The object is not magic. The relationship is the practice.
A Practical Example
Imagine an entryway filled with shoes, unopened packages, bags, and visual clutter. A fear-based reading might say the entry blocks luck. A more grounded reading says:
The entryway is the first transition between the outside world and the home. If it repeats disorder, unfinished tasks, and blocked movement, the body enters the home through pressure.
The calibration might be:
- Clear the main path.
- Create one landing place for keys and bags.
- Remove anything that belongs to another room.
- Add one calm visual anchor.
- Make entry and exit a short ritual instead of a scramble.
No guarantee. No threat. Just a better relationship between person and place.
Where to Continue
For a stable definition, read Chinese Feng Shui Explained Clearly. For Qi, read What Is Qi in Chinese Culture?. For source and claim boundaries, read AETERA Editorial Standards and the Chinese Cultural Source Library.
FAQ
Is Feng Shui superstition?
Feng Shui can be presented superstitiously, but it is not only superstition. It can also be treated as Chinese spatial wisdom and environmental calibration without guaranteed-outcome claims.
Can Feng Shui be practiced without superstition?
Yes. Start with flow, light, boundaries, clutter, room purpose, and repeated behavior instead of fear-based rules or lucky-object promises.
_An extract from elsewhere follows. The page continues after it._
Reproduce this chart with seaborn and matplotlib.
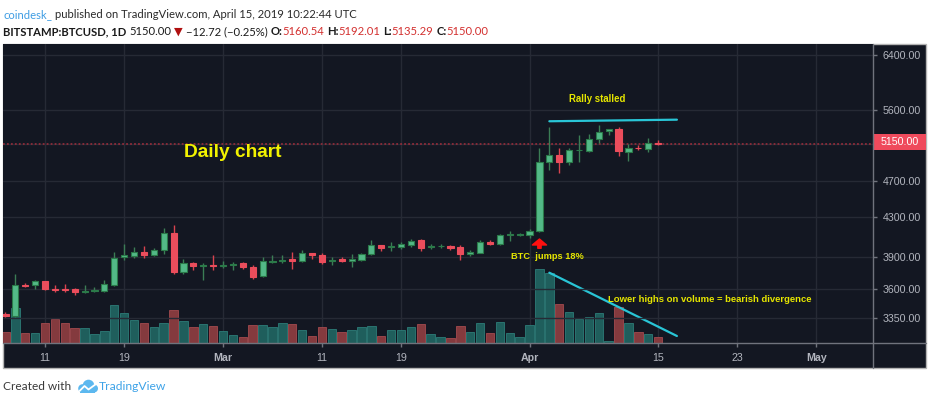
import numpy as np
import pandas as pd
import matplotlib
matplotlib.use("Agg")
import matplotlib.pyplot as plt
import matplotlib.colors as mcolors
import seaborn as sns
from matplotlib.patches import Rectangle, Circle
from matplotlib.lines import Line2D
from matplotlib.transforms import IdentityTransform
from matplotlib.ticker import FixedLocator, NullLocator, FuncFormatter

# daily BTCUSD candles (Bitstamp), Feb 7 -> Apr 15 2019
opens = [3385, 3370, 3640, 3632, 3672, 3602, 3600, 3598, 3578, 3586,
         3587, 3636, 3893, 3905, 3948, 3918, 3960, 4130, 3750, 3843,
         3808, 3820, 3812, 3820, 3834, 3805, 3718, 3852, 3862, 3874,
         3855, 3932, 3915, 3853, 3872, 3860, 3868, 3920, 4010, 3995,
         3990, 4015, 4058, 3993, 3998, 4002, 3990, 3928, 3935, 4045,
         4022, 4108, 4110, 4112, 4150, 4920, 5005, 4925, 5065, 5060,
         5210, 5318, 5340, 5045, 5100, 5085, 5160.54]
highs = [3400, 3735, 3650, 3681, 3675, 3632, 3645, 3612, 3635, 3620,
         3681, 3940, 4020, 3990, 4005, 3980, 4182, 4215, 3875, 3852,
         3838, 3915, 3862, 3850, 3848, 3815, 3895, 3915, 3915, 3940,
         3964, 3938, 3938, 3900, 3892, 3925, 3938, 4058, 4015, 4040,
         4040, 4072, 4072, 4020, 4022, 4008, 4008, 3960, 4058, 4058,
         4122, 4152, 4130, 4170, 5100, 5365, 5100, 5090, 5260, 5275,
         5385, 5340, 5360, 5140, 5130, 5215, 5192.01]
lows = [3360, 3362, 3615, 3598, 3590, 3570, 3570, 3548, 3563, 3578,
        3570, 3630, 3863, 3890, 3890, 3908, 3927, 3740, 3740, 3773,
        3681, 3773, 3790, 3773, 3780, 3688, 3712, 3835, 3835, 3780,
        3845, 3880, 3830, 3820, 3845, 3800, 3862, 3910, 3950, 3950,
        3975, 3997, 3950, 3975, 3978, 3965, 3867, 3908, 3930, 4010,
        4015, 4055, 4100, 4080, 4145, 4826, 4790, 4890, 4925, 5040,
        5160, 5260, 4990, 4935, 5070, 5040, 5135.29]
closes = [3370, 3632, 3628, 3672, 3598, 3592, 3588, 3572, 3585, 3592,
          3642, 3890, 3910, 3948, 3918, 3960, 4130, 3750, 3838, 3810,
          3815, 3812, 3822, 3832, 3797, 3712, 3853, 3862, 3868, 3855,
          3932, 3915, 3852, 3868, 3862, 3875, 3922, 4010, 3985, 4002,
          4022, 4055, 3983, 4000, 4005, 3985, 3925, 3942, 4045, 4020,
          4112, 4118, 4120, 4152, 4925, 5005, 4920, 5070, 5075, 5210,
          5300, 5335, 5060, 5100, 5090, 5163, 5150.00]
volumes = [2580, 8580, 2330, 2330, 4830, 6000, 4830, 3580, 3580, 2180,
           2830, 9330, 7430, 5750, 4830, 3830, 4830, 8180, 5330, 3830,
           4580, 4180, 2930, 1930, 1500, 4330, 4330, 3830, 4830, 4580,
           3180, 1680, 3830, 3330, 2580, 3080, 3830, 4080, 1680, 3080,
           3080, 3830, 4580, 2080, 1430, 1180, 4080, 2580, 4830, 2330,
           5080, 2330, 1430, 4330, 18330, 17500, 9580, 7680, 6000, 6500,
           7430, 430, 8830, 4830, 2580, 2080, 1430]

# x axis labels sit on bar positions (TradingView axis is bar-indexed)
tick_pos = [4, 12, 22, 32, 40, 53, 66, 74, 82]
tick_labels = ["11", "19", "Mar", "11", "19", "Apr", "15", "23", "May"]
price_ticks = [3350, 3600, 3900, 4300, 4700, 5150, 5600, 6400]
last_price = 5150.00

df = pd.DataFrame({"bar": np.arange(len(opens)), "open": opens, "high": highs,
                   "low": lows, "close": closes, "volume": volumes})
df["dir"] = np.where(df["close"] >= df["open"], "up", "down")

bg = "#131722"
grid_c = "#262a35"
sep_c = "#70737d"
lab_c = "#b2b5be"
yellow = "#f2f200"

sns.set_style("dark", {"axes.facecolor": bg})
plt.rcParams["font.family"] = ["Liberation Sans", "DejaVu Sans"]

W, H = 936, 401
fig = plt.figure(figsize=(W / 100, H / 100), dpi=100)
fig.patch.set_facecolor("white")


def fx(px):
    return px / W


def fy(py):
    return 1 - py / H


# dark chart panel with light border
fig.add_artist(Rectangle((fx(2.7), fy(368.3)), fx(926) - fx(2.7), fy(44.3) - fy(368.3),
                         transform=fig.transFigure, facecolor=bg, edgecolor="#b4b4b4",
                         lw=1, zorder=-1))

ax_vol = fig.add_axes([fx(2.7), fy(342.7), fx(872.7) - fx(2.7), fy(44.3) - fy(342.7)])
ax_vol.set_facecolor(bg)
ax = ax_vol.twinx()

# volume bars
vol_up, vol_dn = "#1f5e5c", "#843a3e"
sns.barplot(data=df, x="bar", y="volume", hue="dir",
            palette={"up": vol_up, "down": vol_dn}, native_scale=True,
            dodge=False, width=0.86, errorbar=None, legend=False,
            saturation=1, ax=ax_vol)
for p in ax_vol.patches:
    if np.allclose(p.get_facecolor()[:3], mcolors.to_rgb(vol_up)):
        p.set_edgecolor("#2d7c78")
    else:
        p.set_edgecolor("#a34a4e")
    p.set_linewidth(0.6)

ax_vol.set_ylim(0, 74600)
ax_vol.set_yticks([])
ax_vol.set_xlim(-0.28, 87.7)
ax_vol.set_xlabel("")
ax_vol.set_ylabel("")
ax_vol.set_xticks(tick_pos)
ax_vol.set_xticklabels(tick_labels)
ax_vol.tick_params(axis="x", bottom=True, length=3, width=1, color=sep_c,
                   labelcolor=lab_c, labelsize=7.7, pad=4.5)
for t in ax_vol.get_xticklabels():
    if t.get_text() in ("Mar", "Apr", "May"):
        t.set_fontweight("bold")
ax_vol.grid(axis="x", color=grid_c, lw=1)
ax_vol.set_axisbelow(True)

# candles
up = df["dir"] == "up"
ax.vlines(df["bar"], df["low"], df["high"],
          colors=np.where(up, "#3b7d55", "#d9434f"), lw=1, zorder=3)
body_lo = np.minimum(df["open"], df["close"])
body_h = np.abs(df["close"] - df["open"])
ax.bar(df["bar"], body_h, bottom=body_lo, width=0.62,
       color=np.where(up, "#53b987", "#eb4d5c"),
       edgecolor=np.where(up, "#2b7a49", "#eb4d5c"), lw=0.8, zorder=4)

ax.set_yscale("log")
ax.set_ylim(3154.6, 6575.6)
ax.yaxis.set_major_locator(FixedLocator(price_ticks))
ax.yaxis.set_minor_locator(NullLocator())
# the 5150 tick label sits under the last-price box, so leave it blank
ax.yaxis.set_major_formatter(FuncFormatter(lambda v, _: "" if abs(v - last_price) < 1 else f"{v:.2f}"))
ax.tick_params(axis="y", right=True, length=3, width=1, color=sep_c,
               labelcolor=lab_c, labelsize=7.7, pad=4.3)
ax.grid(axis="y", color=grid_c, lw=1)
ax.set_xlim(-0.28, 87.7)

for a in (ax, ax_vol):
    for s in a.spines.values():
        s.set_visible(False)

# axis separators
fig.add_artist(Line2D([fx(2.7), fx(926)], [fy(342.7), fy(342.7)],
                      transform=fig.transFigure, color=sep_c, lw=1, zorder=5))
fig.add_artist(Line2D([fx(872.7), fx(872.7)], [fy(44.3), fy(368.3)],
                      transform=fig.transFigure, color=sep_c, lw=1, zorder=5))

# last price line + label
ax.axhline(last_price, color="#8e2c3a", ls=(0, (1, 1.2)), lw=1.3, zorder=2)
ytr = ax.get_yaxis_transform()
ax.add_patch(Rectangle((1.0, 5070), 0.0613, 5269 - 5070, transform=ytr,
                       facecolor="#ef4a5c", edgecolor="none", clip_on=False, zorder=6))
ax.text(1.0307, 5165, f"{last_price:.2f}", transform=ytr, ha="center", va="center",
        color="white", fontsize=7.7, clip_on=False, zorder=7)

# annotations
ax.text(22.95, 4986, "Daily chart", color=yellow, fontsize=13.8, fontweight="bold",
        ha="center", va="baseline", zorder=8)
ax.text(59.8, 5743, "Rally stalled", color="#e6e600", fontsize=6.9, fontweight="bold",
        ha="center", va="center", zorder=8)
ax.plot([55.0, 67.9], [5441, 5462], color="#29c5d6", lw=1.6, zorder=8)
ax.text(54.84, 3877, "BTC  jumps 18%", color="#e6e600", fontsize=6.7, fontweight="bold",
        ha="center", va="baseline", zorder=8)
ax.annotate("", xy=(54, 4072), xytext=(54, 3980),
            arrowprops=dict(arrowstyle="simple,head_length=0.36,head_width=0.85,tail_width=0.2",
                            color="#ff1010", mutation_scale=12, shrinkA=0, shrinkB=0),
            zorder=8)
ax.text(60.92, 3487, "Lower highs on volume = bearish divergence", color="#e6e600",
        fontsize=6.8, fontweight="bold", ha="left", va="baseline", zorder=8)
ax_vol.plot([55.0, 67.9], [17500, 1675], color="#29c5d6", lw=1.6, zorder=8)

# header and footer (pixel coordinates)
hdr_font = ["Lato", "DejaVu Sans"]
renderer = fig.canvas.get_renderer()


def put_segments(segments, x, y, size):
    arts = []
    probe = fig.text(0, 0, "a a", transform=IdentityTransform(), fontsize=size, family=hdr_font)
    probe2 = fig.text(0, 0, "aa", transform=IdentityTransform(), fontsize=size, family=hdr_font)
    space = probe.get_window_extent(renderer).width - probe2.get_window_extent(renderer).width
    probe.remove()
    probe2.remove()
    for txt, color, weight in segments:
        if txt == " ":
            x += space
            continue
        t = fig.text(x, y, txt, transform=IdentityTransform(), fontsize=size,
                     family=hdr_font, color=color, fontweight=weight, va="baseline", ha="left")
        arts.append(t)
        x = t.get_window_extent(renderer).x1
    return x, arts


def fitted(segments, x0, y, x1, size):
    end, arts = put_segments(segments, x0, y, size)
    for a in arts:
        a.remove()
    size = size * (x1 - x0) / (end - x0)
    return put_segments(segments, x0, y, size)


dark = "#1a1a1a"
red = "#d3302f"
line1 = [("coindesk_", "#3f9de3", "normal"), (" ", None, None),
         ("published on TradingView.com, April 15, 2019 10:22:44 UTC", "#2a2a2a", "normal")]
line2 = [("BITSTAMP:BTCUSD, 1D", dark, "bold"), (" ", None, None),
         ("5150.00", dark, "normal"), (" ", None, None), ("\u25bc", "#b01010", "normal"),
         (" ", None, None), ("\u221212.72 (\u22120.25%)", dark, "normal"), (" ", None, None),
         ("O:", dark, "bold"), ("5160.54", red, "normal"), (" ", None, None),
         ("H:", dark, "bold"), ("5192.01", red, "normal"), (" ", None, None),
         ("L:", dark, "bold"), ("5135.29", red, "normal"), (" ", None, None),
         ("C:", dark, "bold"), ("5150.00", red, "normal")]
fitted(line1, 3.3, H - 18.3, 358, 9.5)
fitted(line2, 3.3, H - 35, 491.7, 9.5)

fitted([("Created with", "#3a3a3a", "normal")], 3.3, H - 390.5, 71.7, 9.5)
fitted([("TradingView", "#3ea3e8", "normal")], 99, H - 390.5, 166.7, 9.5)

# small cloud logo
logo_c = "#5cb8ef"
for cx, cy, r in [(82.5, 12.5, 4.3), (88.5, 15.5, 5.8), (94, 12.5, 4.0)]:
    fig.add_artist(Circle((cx, cy), r, transform=IdentityTransform(), color=logo_c, lw=0))
fig.add_artist(Rectangle((80, 8.3), 15, 5, transform=IdentityTransform(), color=logo_c, lw=0))
fig.add_artist(Line2D([79.5, 84.5, 88.5, 96], [10, 15, 11.5, 17], transform=IdentityTransform(),
                      color="white", lw=1.3))

fig.savefig("out.png", dpi=100, facecolor="white")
Is Feng Shui only about lucky objects?
No. Objects are secondary. Flow, Qi, light, material, thresholds, privacy, movement, and daily use matter more.
Does Feng Shui guarantee wealth or love?
No. Feng Shui should not be used to guarantee wealth, love, protection, health, success, or fixed future outcomes.
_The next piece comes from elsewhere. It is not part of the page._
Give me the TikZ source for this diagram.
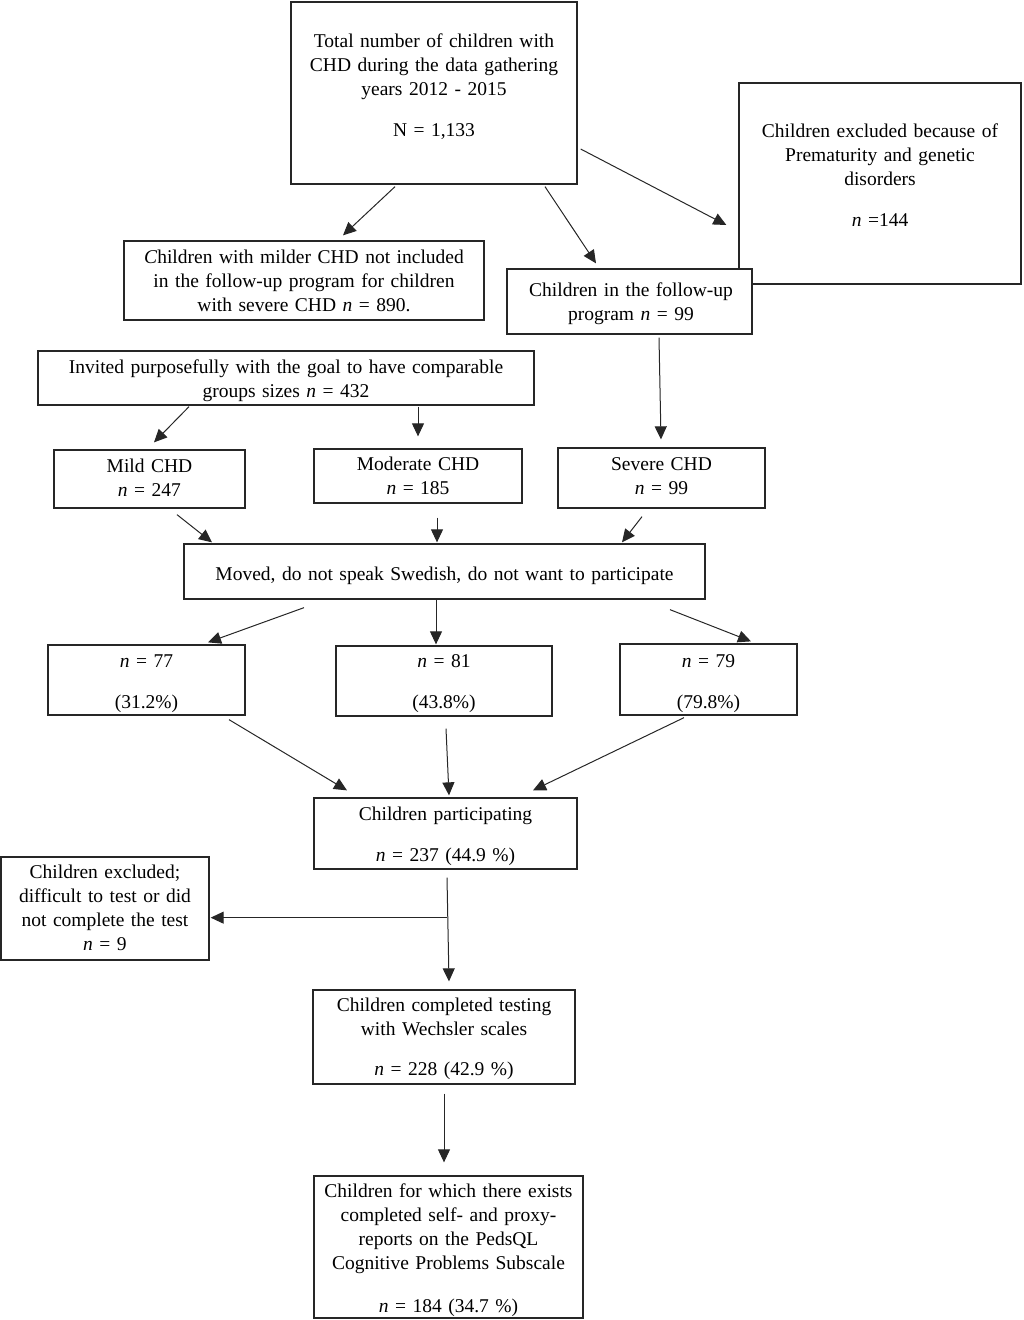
\documentclass[tikz,border=0pt]{standalone}
\usepackage{fontspec}
\setmainfont{Liberation Serif}
\usetikzlibrary{calc,arrows.meta}
\begin{document}
\begin{tikzpicture}[x=1pt,y=-1pt,
  box/.style={draw=black!85, line width=1.3pt, inner sep=0pt, fill=white},
  txt/.style={anchor=base, align=center, inner sep=0pt, text width=600pt,
    font=\fontsize{19.5}{24.3}\selectfont},
  arr/.style={draw=black!85, line width=1pt, -{Triangle[length=13pt,width=12pt]}},
  ln/.style={draw=black!85, line width=1pt}]
\useasboundingbox (0,0) rectangle (1024,1320);

% boxes
\node[box, minimum width=286pt, minimum height=182pt] (top) at (434,93) {};
\node[box, minimum width=282pt, minimum height=201pt] (excl) at (880,183.5) {};
\node[box, minimum width=360pt, minimum height=79pt] (milder) at (304,280.5) {};
\node[box, minimum width=245pt, minimum height=65pt] (follow) at (629.5,301.5) {};
\node[box, minimum width=496pt, minimum height=54pt] (invited) at (286,378) {};
\node[box, minimum width=191pt, minimum height=58pt] (mild) at (149.5,479) {};
\node[box, minimum width=208pt, minimum height=54pt] (moderate) at (418,476) {};
\node[box, minimum width=207pt, minimum height=60pt] (severe) at (661.5,478) {};
\node[box, minimum width=521pt, minimum height=55pt] (moved) at (444.5,571.5) {};
\node[box, minimum width=197pt, minimum height=70pt] (n77) at (146.5,680) {};
\node[box, minimum width=216pt, minimum height=70pt] (n81) at (444,681) {};
\node[box, minimum width=177pt, minimum height=71pt] (n79) at (708.5,679.5) {};
\node[box, minimum width=263pt, minimum height=71pt] (part) at (445.5,833.5) {};
\node[box, minimum width=208pt, minimum height=103pt] (exclL) at (105,908.5) {};
\node[box, minimum width=262pt, minimum height=94pt] (comp) at (444,1037) {};
\node[box, minimum width=269pt, minimum height=142pt] (peds) at (448.5,1247) {};

% texts
\node[txt] (ttop) at (434,47) {Total number of children with\\ CHD during the data gathering\\ years 2012 - 2015\\[16.5pt] N = 1,133};
\node[txt] (texcl) at (880,137) {Children excluded because of\\ Prematurity and genetic\\ disorders\\[17pt] \textit{n} =144};
\node[txt] (tmilder) at (304,263) {\textit{C}hildren with milder CHD not included\\ in the follow-up program for children\\ with severe CHD \textit{n} = 890.};
\node[txt] (tfollow) at (631,296) {Children in the follow-up\\ program \textit{n} = 99};
\node[txt] (tinvited) at (286,373) {Invited purposefully with the goal to have comparable\\ groups sizes \textit{n} = 432};
\node[txt] (tmild) at (149.5,472) {Mild CHD\\ \textit{n} = 247};
\node[txt] (tmoderate) at (418,470) {Moderate CHD\\ \textit{n} = 185};
\node[txt] (tsevere) at (661.5,470) {Severe CHD\\ \textit{n} = 99};
\node[txt] (tmoved) at (444.5,580) {Moved, do not speak Swedish, do not want to participate};
\node[txt] (tn77) at (146.5,667) {\textit{n} = 77\\[17pt] (31.2\%)};
\node[txt] (tn81) at (444,667) {\textit{n} = 81\\[17pt] (43.8\%)};
\node[txt] (tn79) at (708.5,667) {\textit{n} = 79\\[17pt] (79.8\%)};
\node[txt] (tpart) at (445.5,820) {Children participating\\[17pt] \textit{n} = 237 (44.9 \%)};
\node[txt] (texclL) at (105,878) {Children excluded;\\ difficult to test or did\\ not complete the test\\ \textit{n} = 9};
\node[txt] (tcomp) at (444,1011) {Children completed testing\\ with Wechsler scales\\[16pt] \textit{n} = 228 (42.9 \%)};
\node[txt] (tpeds) at (448.5,1197) {Children for which there exists\\ completed self- and proxy-\\ reports on the PedsQL\\ Cognitive Problems Subscale\\[18pt] \textit{n} = 184 (34.7 \%)};

% connectors
\draw[arr] ($(top.south)+(-39,2)$) -- ($(milder.north)+(39,-5)$);
\draw[arr] ($(top.south)+(111,2)$) -- ($(follow.north)+(-33.5,-5)$);
\draw[arr] ($(top.east)+(3,56)$) -- ($(excl.west)+(-12,41.5)$);
\draw[arr] ($(invited.south)+(-97,1)$) -- ($(mild.north)+(4.5,-7)$);
\draw[arr] ($(invited.south)+(132,1)$) -- ($(moderate.north)+(0,-12)$);
\draw[arr] ($(follow.south)+(29.5,3)$) -- ($(severe.north)+(-0.5,-8)$);
\draw[arr] ($(mild.south)+(27.5,6)$) -- ($(moved.north)+(-232.5,-1)$);
\draw[arr] ($(moderate.south)+(19,14)$) -- ($(moved.north)+(-7.5,-1)$);
\draw[arr] ($(severe.south)+(-19.5,8)$) -- ($(moved.north)+(177.5,-1)$);
\draw[arr] ($(moved.south)+(-140.5,8)$) -- ($(n77.north)+(61.5,-2)$);
\draw[arr] ($(moved.south)+(-8.5,0)$) -- ($(n81.north)+(-8,-1)$);
\draw[arr] ($(moved.south)+(225.5,10)$) -- ($(n79.north)+(42.5,-2)$);
\draw[arr] ($(n77.south)+(82.5,4)$) -- ($(part.north)+(-98.5,-7)$);
\draw[arr] ($(n81.south)+(2,12)$) -- ($(part.north)+(3.5,-2)$);
\draw[arr] ($(n79.south)+(-24.5,2)$) -- ($(part.north)+(87.5,-7)$);
\draw[arr] ($(part.south)+(1.5,8)$) -- ($(comp.north)+(5,-8)$);
\coordinate (j) at ($(part.south)+(1.7,48)$);
\draw[arr] (j) -- ($(j -| exclL.east)+(1,0)$);
\draw[arr] ($(comp.south)+(0,9)$) -- ($(peds.north)+(-4.5,-13)$);
\end{tikzpicture}
\end{document}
What is the safest way to start?
Start by removing contradiction. If a room is for rest, remove work signals. If a room is for focus, reduce visual noise. If an entry feels chaotic, clear the path and create a landing ritual.
Does this approach reject traditional Feng Shui?
No. It respects the cultural roots while translating them carefully for modern readers who need practical, non-fear-based language.
Can Feng Shui be part of spiritual living?
Yes. Feng Shui can support spiritual living by making home more intentional, rhythmic, and attentive.